• WHAT TO PRODUCE: Reproduce the material below line by line, beginning with its first line and ending with the line that contains "10740, 12860, 12860];"; leave out pictures.

• DATA EXCERPT:
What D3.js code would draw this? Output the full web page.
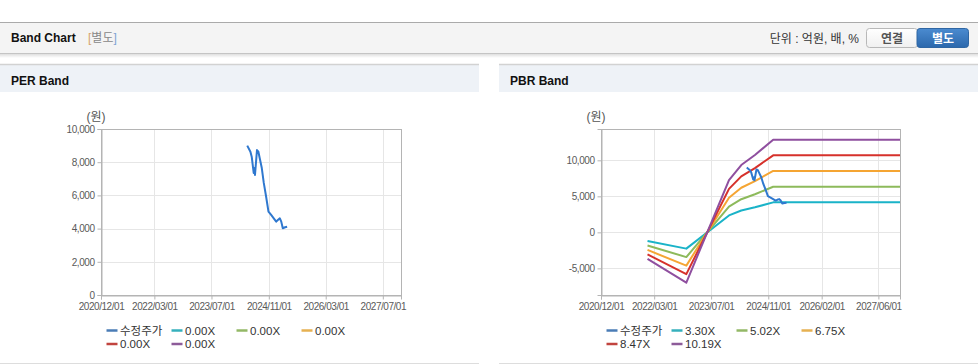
<!DOCTYPE html>
<html>
<head>
<meta charset="utf-8">
<script src="https://cdn.jsdelivr.net/npm/d3@7"></script>
<style>
  body { margin: 0; background: #fff; }
  svg text { font-family: "Liberation Sans", Arial, "Noto Sans CJK KR", sans-serif; }
</style>
</head>
<body>
<div id="chart"></div>
<script>
// adjusted share price (수정주가), shared by both charts
const priceDates = ["2024-05-01", "2024-05-28", "2024-06-08", "2024-06-25", "2024-07-03", "2024-07-06",
    "2024-07-23", "2024-08-04", "2024-08-15", "2024-09-02", "2024-09-19", "2024-10-09", "2024-10-29",
    "2024-11-21", "2024-12-13", "2025-01-03", "2025-01-17", "2025-02-03", "2025-02-15", "2025-02-28",
    "2025-03-20", "2025-04-06"];
const priceValues = [9000, 8630, 8330, 7350, 7650, 7230, 8730, 8630, 8250, 7650, 6750, 5920, 5020,
    4820, 4620, 4420, 4520, 4620, 4420, 4020, 4080, 4110];

// PBR band lines
const bandDates = ["2022-01-03", "2022-12-01", "2023-12-01", "2024-03-15", "2024-07-10", "2024-12-13", "2027-12-03"];
const pbrBand1 = [-1195, -2261, 2350, 3026, 3478, 4165, 4165];
const pbrBand2 = [-1817, -3439, 3574, 4603, 5291, 6335, 6335];
const pbrBand3 = [-2444, -4624, 4806, 6190, 7115, 8519, 8519];
const pbrBand4 = [-3066, -5802, 6031, 7767, 8927, 10689, 10689];
const pbrBand5 = [-3689, -6980, 7255, 9344, 10740, 12860, 12860];

const perLabels = ["수정주가", "0.00X", "0.00X", "0.00X", "0.00X", "0.00X"];
const pbrLabels = ["수정주가", "3.30X", "5.02X", "6.75X", "8.47X", "10.19X"];

const perTicksY = [0, 2000, 4000, 6000, 8000, 10000];
const pbrTicksY = [-5000, 0, 5000, 10000];
const perTicksX = ["2020-12-01", "2022-03-01", "2023-07-01", "2024-11-01", "2026-03-01", "2027-07-01"];
const pbrTicksX = ["2020-12-01", "2022-03-01", "2023-07-01", "2024-11-01", "2026-02-01", "2027-06-01"];
const xDomain = ["2020-12-01", "2027-12-03"];

const lineColors = ["#2f78cf", "#1ab3c8", "#8dba5b", "#f5a533", "#d6312b", "#8f4f9f"];
const swatchColors = ["#4a7cb6", "#36b0bc", "#93b866", "#e6b152", "#c1443f", "#8d5b99"];

const parse = d3.timeParse("%Y-%m-%d");
const tickFmt = d3.timeFormat("%Y/%m/%d");
const numFmt = d => d3.format(",")(d).replace("\u2212", "-");

const W = 978, H = 364;
const svg = d3.select("#chart").append("svg")
    .attr("width", W)
    .attr("height", H);

const defs = svg.append("defs");
const shadow = defs.append("linearGradient").attr("id", "shadow").attr("x1", 0).attr("y1", 0).attr("x2", 0).attr("y2", 1);
shadow.append("stop").attr("offset", 0).attr("stop-color", "#000").attr("stop-opacity", 0.16);
shadow.append("stop").attr("offset", 1).attr("stop-color", "#000").attr("stop-opacity", 0);
const btnOff = defs.append("linearGradient").attr("id", "btnOff").attr("x1", 0).attr("y1", 0).attr("x2", 0).attr("y2", 1);
btnOff.append("stop").attr("offset", 0).attr("stop-color", "#ffffff");
btnOff.append("stop").attr("offset", 1).attr("stop-color", "#f0f0f0");
const btnOn = defs.append("linearGradient").attr("id", "btnOn").attr("x1", 0).attr("y1", 0).attr("x2", 0).attr("y2", 1);
btnOn.append("stop").attr("offset", 0).attr("stop-color", "#4b8bd0");
btnOn.append("stop").attr("offset", 1).attr("stop-color", "#2c68ac");

// header bar
svg.append("rect").attr("x", 0).attr("y", 53).attr("width", W).attr("height", 5).attr("fill", "url(#shadow)");
svg.append("rect").attr("x", 0).attr("y", 22).attr("width", W).attr("height", 31).attr("fill", "#f4f4f4");
svg.append("line").attr("x1", 0).attr("x2", W).attr("y1", 22.5).attr("y2", 22.5).attr("stroke", "#aaa");
svg.append("line").attr("x1", 0).attr("x2", W).attr("y1", 53.5).attr("y2", 53.5).attr("stroke", "#c4c4c4");

svg.append("text")
    .attr("x", 11).attr("y", 42)
    .style("font-size", "12px").style("font-weight", "bold").attr("fill", "#111")
    .text("Band Chart");
const tag = svg.append("text").attr("x", 88).attr("y", 42).style("font-size", "12px");
tag.append("tspan").attr("fill", "#d6a36c").text("[");
tag.append("tspan").attr("fill", "#888").text("별도");
tag.append("tspan").attr("fill", "#7fa3d3").text("]");

svg.append("text")
    .attr("x", 859).attr("y", 43).attr("text-anchor", "end")
    .style("font-size", "12px").attr("fill", "#333")
    .text("단위 : 억원, 배, %");

svg.append("rect").attr("x", 866.5).attr("y", 28.5).attr("width", 51).attr("height", 19).attr("rx", 3)
    .attr("fill", "url(#btnOff)").attr("stroke", "#b8b8b8");
svg.append("text").attr("x", 892).attr("y", 42.5).attr("text-anchor", "middle")
    .style("font-size", "12px").style("font-weight", "bold").attr("fill", "#555").text("연결");
svg.append("rect").attr("x", 917).attr("y", 28.5).attr("width", 51.5).attr("height", 19).attr("rx", 3)
    .attr("fill", "url(#btnOn)").attr("stroke", "#2f66a3");
svg.append("text").attr("x", 943).attr("y", 42.5).attr("text-anchor", "middle")
    .style("font-size", "12px").style("font-weight", "bold").attr("fill", "#fff").text("별도");

function drawPanel(opt) {
    const g = svg.append("g");
    const px = opt.panelX, pw = 479;

    // title strip
    g.append("rect").attr("x", px).attr("y", 64).attr("width", pw).attr("height", 28).attr("fill", "#eef2f7");
    g.append("line").attr("x1", px).attr("x2", px + pw).attr("y1", 64.5).attr("y2", 64.5).attr("stroke", "#d2d2d2").attr("stroke-width", 1.5);
    g.append("line").attr("x1", px).attr("x2", px + pw).attr("y1", 363.5).attr("y2", 363.5).attr("stroke", "#ddd");
    g.append("text")
        .attr("x", px + 11).attr("y", 85)
        .style("font-size", "12px").style("font-weight", "bold").attr("fill", "#111")
        .text(opt.title);

    const left = opt.plotX, top = 129, width = opt.plotW, height = 166;

    const x = d3.scaleTime()
        .domain(xDomain.map(parse))
        .range([left, left + width]);
    const y = d3.scaleLinear()
        .domain(opt.yDomain)
        .range([top + height, top]);

    // gridlines
    g.selectAll(".vgrid")
        .data(opt.ticksX.map(parse))
        .join("line")
        .attr("x1", d => Math.round(x(d)) + 0.5).attr("x2", d => Math.round(x(d)) + 0.5)
        .attr("y1", top).attr("y2", top + height)
        .attr("stroke", "#e6e6e6");
    g.selectAll(".hgrid")
        .data(opt.ticksY)
        .join("line")
        .attr("x1", left).attr("x2", left + width)
        .attr("y1", d => Math.round(y(d)) + 0.5).attr("y2", d => Math.round(y(d)) + 0.5)
        .attr("stroke", "#e6e6e6");

    // frame
    g.append("rect")
        .attr("x", left + 0.5).attr("y", top + 0.5)
        .attr("width", width).attr("height", height)
        .attr("fill", "none").attr("stroke", "#b4b4b4");

    // axes
    const yAxis = g.append("g")
        .attr("transform", `translate(${left + 0.5},0)`)
        .call(d3.axisLeft(y).tickValues(opt.ticksY).tickFormat(numFmt).tickSize(4).tickPadding(3));
    const xAxis = g.append("g")
        .attr("transform", `translate(0,${top + height + 0.5})`)
        .call(d3.axisBottom(x).tickValues(opt.ticksX.map(parse)).tickFormat(tickFmt).tickSize(4).tickPadding(3));
    [yAxis, xAxis].forEach(a => {
        a.select(".domain").attr("stroke", "#b4b4b4");
        a.selectAll(".tick line").attr("stroke", "#b4b4b4");
        a.selectAll(".tick text")
            .attr("fill", "#5a5a5a")
            .style("font-size", "10px")
            .style("letter-spacing", "-0.45px")
            .style("font-family", "\"Liberation Sans\", Arial, sans-serif");
    });

    g.append("text")
        .attr("x", left - 5).attr("y", 121)
        .attr("text-anchor", "middle")
        .style("font-size", "12px").attr("fill", "#555")
        .text("(원)");

    // band lines then price
    const line = d3.line().x(d => x(d.date)).y(d => y(d.value));
    opt.bands.forEach((vals, i) => {
        const pts = bandDates.map((d, j) => ({ date: parse(d), value: vals[j] }));
        g.append("path")
            .datum(pts)
            .attr("fill", "none")
            .attr("stroke", lineColors[i + 1])
            .attr("stroke-width", 2)
            .attr("stroke-linejoin", "round")
            .attr("d", line);
    });
    const price = priceDates.map((d, j) => ({ date: parse(d), value: priceValues[j] }));
    g.append("path")
        .datum(price)
        .attr("fill", "none")
        .attr("stroke", lineColors[0])
        .attr("stroke-width", 2)
        .attr("stroke-linejoin", "round")
        .attr("d", line);

    // legend
    const lg = g.append("g").attr("transform", `translate(${left + 5.5},0)`);
    opt.labels.forEach((lab, i) => {
        const lx = (i % 4) * 65;
        const ly = i < 4 ? 330.5 : 344;
        lg.append("line")
            .attr("x1", lx).attr("x2", lx + 11)
            .attr("y1", ly).attr("y2", ly)
            .attr("stroke", swatchColors[i]).attr("stroke-width", 2.5);
        lg.append("text")
            .attr("x", lx + 13.5).attr("y", ly + 4.2)
            .style("font-size", "11.5px").attr("fill", "#333")
            .text(lab);
    });
}

drawPanel({
    panelX: 0, title: "PER Band", plotX: 101, plotW: 300,
    yDomain: [0, 10000], ticksY: perTicksY, ticksX: perTicksX,
    bands: [], labels: perLabels
});

drawPanel({
    panelX: 499, title: "PBR Band", plotX: 601, plotW: 299,
    yDomain: [-8700, 14350], ticksY: pbrTicksY, ticksX: pbrTicksX,
    bands: [pbrBand1, pbrBand2, pbrBand3, pbrBand4, pbrBand5], labels: pbrLabels
});
</script>
</body>
</html>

• RESPONSE TO THIS TASK:
What D3.js code would draw this? Output the full web page.
<!DOCTYPE html>
<html>
<head>
<meta charset="utf-8">
<script src="https://cdn.jsdelivr.net/npm/d3@7"></script>
<style>
  body { margin: 0; background: #fff; }
  svg text { font-family: "Liberation Sans", Arial, "Noto Sans CJK KR", sans-serif; }
</style>
</head>
<body>
<div id="chart"></div>
<script>
// adjusted share price (수정주가), shared by both charts
const priceDates = ["2024-05-01", "2024-05-28", "2024-06-08", "2024-06-25", "2024-07-03", "2024-07-06",
    "2024-07-23", "2024-08-04", "2024-08-15", "2024-09-02", "2024-09-19", "2024-10-09", "2024-10-29",
    "2024-11-21", "2024-12-13", "2025-01-03", "2025-01-17", "2025-02-03", "2025-02-15", "2025-02-28",
    "2025-03-20", "2025-04-06"];
const priceValues = [9000, 8630, 8330, 7350, 7650, 7230, 8730, 8630, 8250, 7650, 6750, 5920, 5020,
    4820, 4620, 4420, 4520, 4620, 4420, 4020, 4080, 4110];

// PBR band lines
const bandDates = ["2022-01-03", "2022-12-01", "2023-12-01", "2024-03-15", "2024-07-10", "2024-12-13", "2027-12-03"];
const pbrBand1 = [-1195, -2261, 2350, 3026, 3478, 4165, 4165];
const pbrBand2 = [-1817, -3439, 3574, 4603, 5291, 6335, 6335];
const pbrBand3 = [-2444, -4624, 4806, 6190, 7115, 8519, 8519];
const pbrBand4 = [-3066, -5802, 6031, 7767, 8927, 10689, 10689];
const pbrBand5 = [-3689, -6980, 7255, 9344, 10740, 12860, 12860];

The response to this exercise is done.